4TH Quarter Total Existing-Home Sales Rise In 40 States, NAR reports

February 12, 2002

WASHINGTON ? Total existing-home sales, which include single-family, apartment condominium and co-operative sales, rose in 40 states in the fourth quarter of 2001 compared with the same period in 2000, while one state ? Delaware ? was unchanged, the National Association of Realtors reported today. Sales declined in only nine states and the District of Columbia.

NAR's latest report on total existing-home sales showed that nationwide, the seasonally adjusted annual rate* was 5.92 million units in the fourth quarter, up 2.6 percent from the 5.77 million-unit level in the fourth quarter of 2000. However, fourth-quarter sales were off 1.0 percent from a pace of 5.98 million units recorded in the third quarter.

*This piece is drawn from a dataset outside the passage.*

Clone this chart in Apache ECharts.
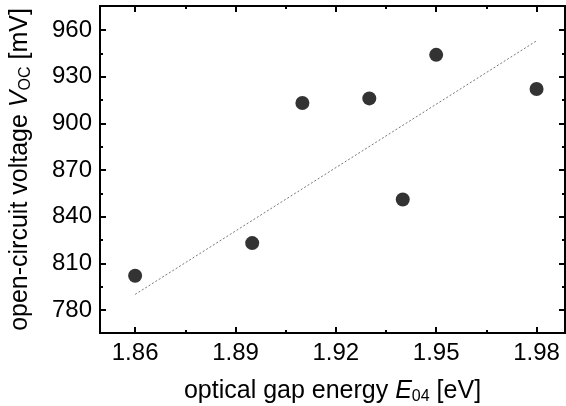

The strongest annual increase was in New Mexico, where the fourth quarter resale pace rose 24.2 percent compared with the fourth quarter of 2000. Idaho existing-home sales rose 19.2 percent from a year earlier, while West Virginia posted the third highest increase, up 18.2 percent.

NAR President Martin Edwards Jr. said the report demonstrates the importance of achieving the American Dream of homeownership. "With both new- and existing-home sales setting records in 2001, homeownership also is in record territory with 68 percent of American households owning their own homes. However, it's important to keep this dream alive for all segments of our society, and that's why we applaud President Bush's plan that includes a community homeownership tax credit in the 2003 budget," he said. "The tax credit will help bridge the gap between the cost of developing affordable housing and the price at which these homes can be sold in many lower-income neighborhoods. Also, enhancing loan programs such as those insured by FHA and VA will help to expand housing opportunities for all rungs of the housing ladder."

David Lereah, NAR's chief economist, pointed to low interest rates as the most significant factor in the strong state home sales report. "Mortgage interest rates in the fourth quarter were almost a percentage point below the same period in 2000. Combine that with a growing number of households who have the desire and means to afford housing and strong home sales are a fairly reasonable result," he said.

According to Freddie Mac, the average commitment rate for a 30-year conventional fixed-rate mortgage was 6.78 percent in the fourth quarter, down from 6.97 percent in the third quarter; it was 7.64 percent in the fourth quarter of 2000.

Lereah said that the nine states and the District of Columbia posting sales declines are in generally good shape. "Most of the declines were minor, with sales activity remaining at fairly high levels," said Lereah. "In some cases sales are down compared to a surge of activity a year earlier, and inventory shortfalls may be slowing sales in some areas. It's not unusual for markets to take a breather after a sustained period of high home sales. At the other end of the spectrum, 13 states experienced double-digit increases in sales activity from the fourth quarter of 2000."

Regionally, the Midwest reported the strongest increase in total existing-home sales for the fourth quarter of 2001 from the same period a year earlier. It recorded a 1.22 million-unit annual sales rate, up 6.7 percent compared with the fourth quarter of 2000. South Dakota led the region, up 14.8 percent from the fourth quarter a year earlier. North Dakota ranked second, posting a 14.7 percent increase, followed by Kansas, with a gain of 12.6 percent compared with the same quarter in 2000.

In the South, the resale pace of 2.44 million units in the fourth quarter rose 3.7 percent from the same quarter in 2000. After West Virginia, the second-strongest state was Oklahoma, up 17.6 percent in the fourth quarter of 2001 from the same quarter a year earlier; Arkansas resales rose 16.0 percent in the same time frame. Alabama and Mississippi also recorded double-digit increases in home resales from a year ago.

The Northeast recorded a total existing-home sales rate of 750,000 units in the fourth quarter of 2001, up 1.4 percent from a year earlier. Rhode Island posted the strongest increase in the region with sales activity 4.2 percent above a year ago. New York resales were up 4.1 percent in the same time frame, while Connecticut existing-home sales increased 2.6 percent from the fourth quarter of 2000.

The West, with an annual resale pace of 1.51 million units, posted a 1.4 percent decline for the fourth quarter of 2001 compared to the same quarter the previous year. After New Mexico and Idaho, the next highest increase in the region was in Alaska, where total existing-home sales rose 17.7 percent compared to the fourth quarter of 2000. Utah resales rose 13.1 percent in the same time frame, while Montana was up 10.8 percent.